==== Provided material

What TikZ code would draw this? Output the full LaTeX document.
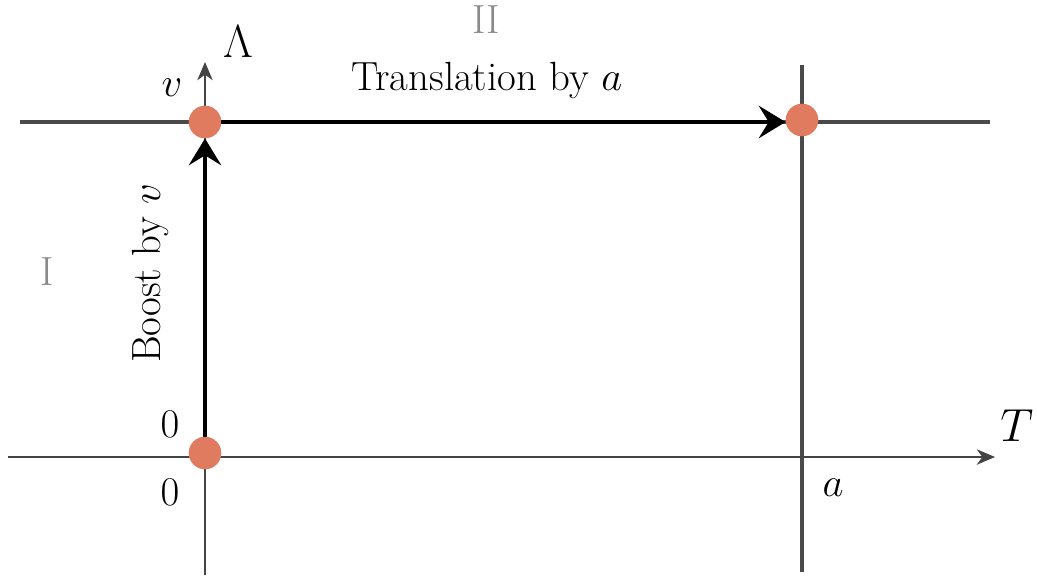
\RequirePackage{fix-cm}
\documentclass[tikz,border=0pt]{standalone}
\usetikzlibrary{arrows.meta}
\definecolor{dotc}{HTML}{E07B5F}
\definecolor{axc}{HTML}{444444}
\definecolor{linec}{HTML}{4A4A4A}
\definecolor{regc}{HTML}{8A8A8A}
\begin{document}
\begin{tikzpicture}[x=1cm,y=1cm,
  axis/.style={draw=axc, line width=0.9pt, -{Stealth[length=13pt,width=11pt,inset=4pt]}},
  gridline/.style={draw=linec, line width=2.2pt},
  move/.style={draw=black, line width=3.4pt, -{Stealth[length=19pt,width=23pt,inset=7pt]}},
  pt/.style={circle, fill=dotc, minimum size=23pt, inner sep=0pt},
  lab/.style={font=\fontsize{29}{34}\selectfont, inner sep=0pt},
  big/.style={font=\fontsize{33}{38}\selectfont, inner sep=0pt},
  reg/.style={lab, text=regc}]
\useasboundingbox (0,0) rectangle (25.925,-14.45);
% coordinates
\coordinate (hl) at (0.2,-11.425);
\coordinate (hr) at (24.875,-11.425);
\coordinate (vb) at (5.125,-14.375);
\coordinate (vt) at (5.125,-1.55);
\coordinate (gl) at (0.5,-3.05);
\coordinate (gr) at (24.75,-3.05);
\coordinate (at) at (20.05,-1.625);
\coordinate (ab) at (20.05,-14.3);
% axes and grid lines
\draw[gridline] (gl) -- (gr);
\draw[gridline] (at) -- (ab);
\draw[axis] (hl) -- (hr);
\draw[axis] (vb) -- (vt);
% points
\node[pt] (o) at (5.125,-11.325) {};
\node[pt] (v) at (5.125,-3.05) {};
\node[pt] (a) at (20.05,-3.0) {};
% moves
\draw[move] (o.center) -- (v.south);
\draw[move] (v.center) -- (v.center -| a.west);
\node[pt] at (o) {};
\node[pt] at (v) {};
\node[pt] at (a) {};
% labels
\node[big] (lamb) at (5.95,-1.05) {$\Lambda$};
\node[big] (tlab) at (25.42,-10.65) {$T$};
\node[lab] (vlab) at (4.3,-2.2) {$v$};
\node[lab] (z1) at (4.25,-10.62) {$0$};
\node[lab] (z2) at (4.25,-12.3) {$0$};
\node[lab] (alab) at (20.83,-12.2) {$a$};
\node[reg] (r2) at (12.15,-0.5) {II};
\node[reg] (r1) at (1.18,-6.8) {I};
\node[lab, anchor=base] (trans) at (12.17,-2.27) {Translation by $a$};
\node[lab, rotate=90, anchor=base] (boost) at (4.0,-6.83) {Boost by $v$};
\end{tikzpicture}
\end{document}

========

▸ **Set task**
Keep every word of the data as it is when you write it out, but drop the pictures.

▸ **Output**
What TikZ code would draw this? Output the full LaTeX document.
\RequirePackage{fix-cm}
\documentclass[tikz,border=0pt]{standalone}
\usetikzlibrary{arrows.meta}
\definecolor{dotc}{HTML}{E07B5F}
\definecolor{axc}{HTML}{444444}
\definecolor{linec}{HTML}{4A4A4A}
\definecolor{regc}{HTML}{8A8A8A}
\begin{document}
\begin{tikzpicture}[x=1cm,y=1cm,
  axis/.style={draw=axc, line width=0.9pt, -{Stealth[length=13pt,width=11pt,inset=4pt]}},
  gridline/.style={draw=linec, line width=2.2pt},
  move/.style={draw=black, line width=3.4pt, -{Stealth[length=19pt,width=23pt,inset=7pt]}},
  pt/.style={circle, fill=dotc, minimum size=23pt, inner sep=0pt},
  lab/.style={font=\fontsize{29}{34}\selectfont, inner sep=0pt},
  big/.style={font=\fontsize{33}{38}\selectfont, inner sep=0pt},
  reg/.style={lab, text=regc}]
\useasboundingbox (0,0) rectangle (25.925,-14.45);
% coordinates
\coordinate (hl) at (0.2,-11.425);
\coordinate (hr) at (24.875,-11.425);
\coordinate (vb) at (5.125,-14.375);
\coordinate (vt) at (5.125,-1.55);
\coordinate (gl) at (0.5,-3.05);
\coordinate (gr) at (24.75,-3.05);
\coordinate (at) at (20.05,-1.625);
\coordinate (ab) at (20.05,-14.3);
% axes and grid lines
\draw[gridline] (gl) -- (gr);
\draw[gridline] (at) -- (ab);
\draw[axis] (hl) -- (hr);
\draw[axis] (vb) -- (vt);
% points
\node[pt] (o) at (5.125,-11.325) {};
\node[pt] (v) at (5.125,-3.05) {};
\node[pt] (a) at (20.05,-3.0) {};
% moves
\draw[move] (o.center) -- (v.south);
\draw[move] (v.center) -- (v.center -| a.west);
\node[pt] at (o) {};
\node[pt] at (v) {};
\node[pt] at (a) {};
% labels
\node[big] (lamb) at (5.95,-1.05) {$\Lambda$};
\node[big] (tlab) at (25.42,-10.65) {$T$};
\node[lab] (vlab) at (4.3,-2.2) {$v$};
\node[lab] (z1) at (4.25,-10.62) {$0$};
\node[lab] (z2) at (4.25,-12.3) {$0$};
\node[lab] (alab) at (20.83,-12.2) {$a$};
\node[reg] (r2) at (12.15,-0.5) {II};
\node[reg] (r1) at (1.18,-6.8) {I};
\node[lab, anchor=base] (trans) at (12.17,-2.27) {Translation by $a$};
\node[lab, rotate=90, anchor=base] (boost) at (4.0,-6.83) {Boost by $v$};
\end{tikzpicture}
\end{document}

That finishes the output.